If anyone had come down the hall just a moment sooner, they would have seen me banging away on an
African drum I found in the music room.  I couldn't resist, and so found myself tapping out a beat in the middle of my morning walk around the schoolhouse.  Truth is, I would probably have done this if the room was filled with students anyway.  It just happens to be the middle of summer and I am enjoying my new habit of walking the building every morning when I've had enough behind the desk.  It is quiet here, there is no one in the building except for me and the custodians, and I certainly don't want to interrupt their work just because I need someone to talk to.  So I walk.

I have transitioned to a new school and district this summer.  For the first time in ten years, I am completely out of my element; my comfort zone is no longer there for me to fall back into.  This was a most difficult decision for me to make, but it's okay.  I am so very appreciative of everything my previous district gave to me, and I did a lot of learning during those ten years.  A lot.  I will miss my kids terribly, and that is the worst part of the whole transition.  My kids mean everything to me, as I make it a point to know as many of them as I can during every school year.  This makes it all the more difficult to leave, because for them (and for me, honestly), it feels like abandonment.  It is a part of our lives that we have come to expect, this coming to school and knowing that we will see each other every day, that we will have lunch together sometimes, that we will see each other in the hallways, in classrooms, in the cafeteria, in my office when it's time to have a chat.  The knowledge that this is going to change, and that there will be someone new in that office - this has been the hardest part.  For them, and for me.

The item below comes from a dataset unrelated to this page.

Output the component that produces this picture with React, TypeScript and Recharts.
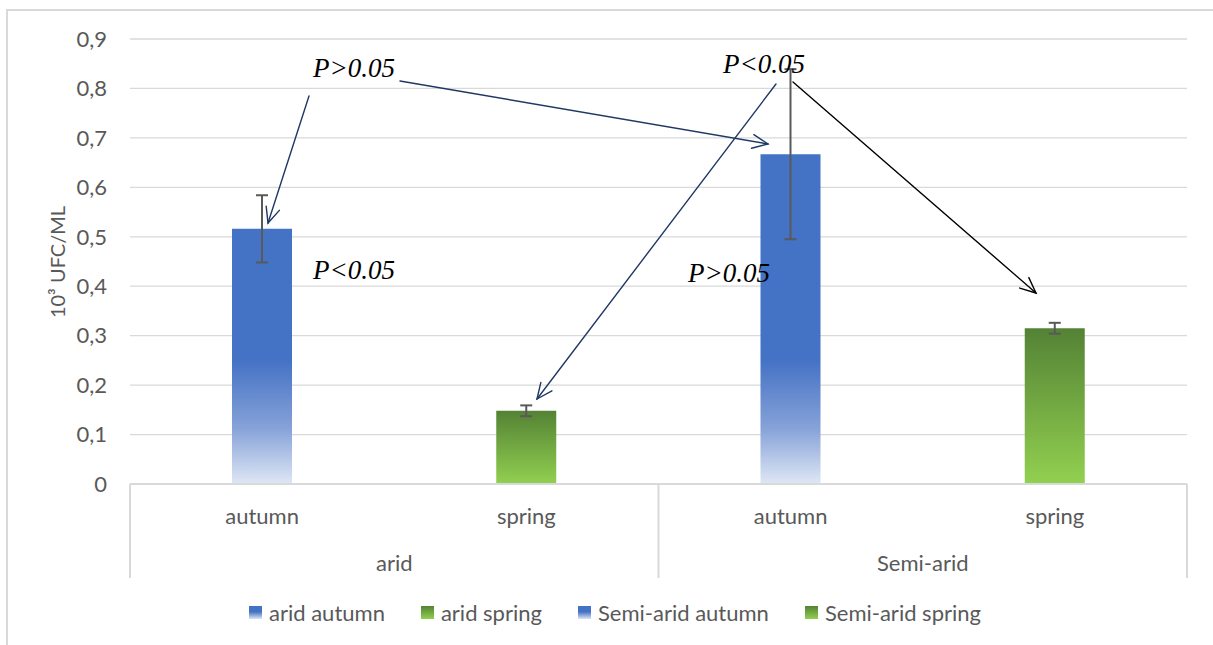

A new direction, a change, something different.  It is still, obviously, schooling, so it is not that different.  In fact, schooling has not changed much at all in the past 50-100 years, and this is a strange concept in itself. But I will have to explore that topic another time.  For now, I must settle in. Into my new office, into my new school, my new community, where I will get to know new teachers and new parents and students.  I look forward to that.  I look forward to getting to know a whole new group of students, to learning from them, to (hopefully) teaching them something, to something different.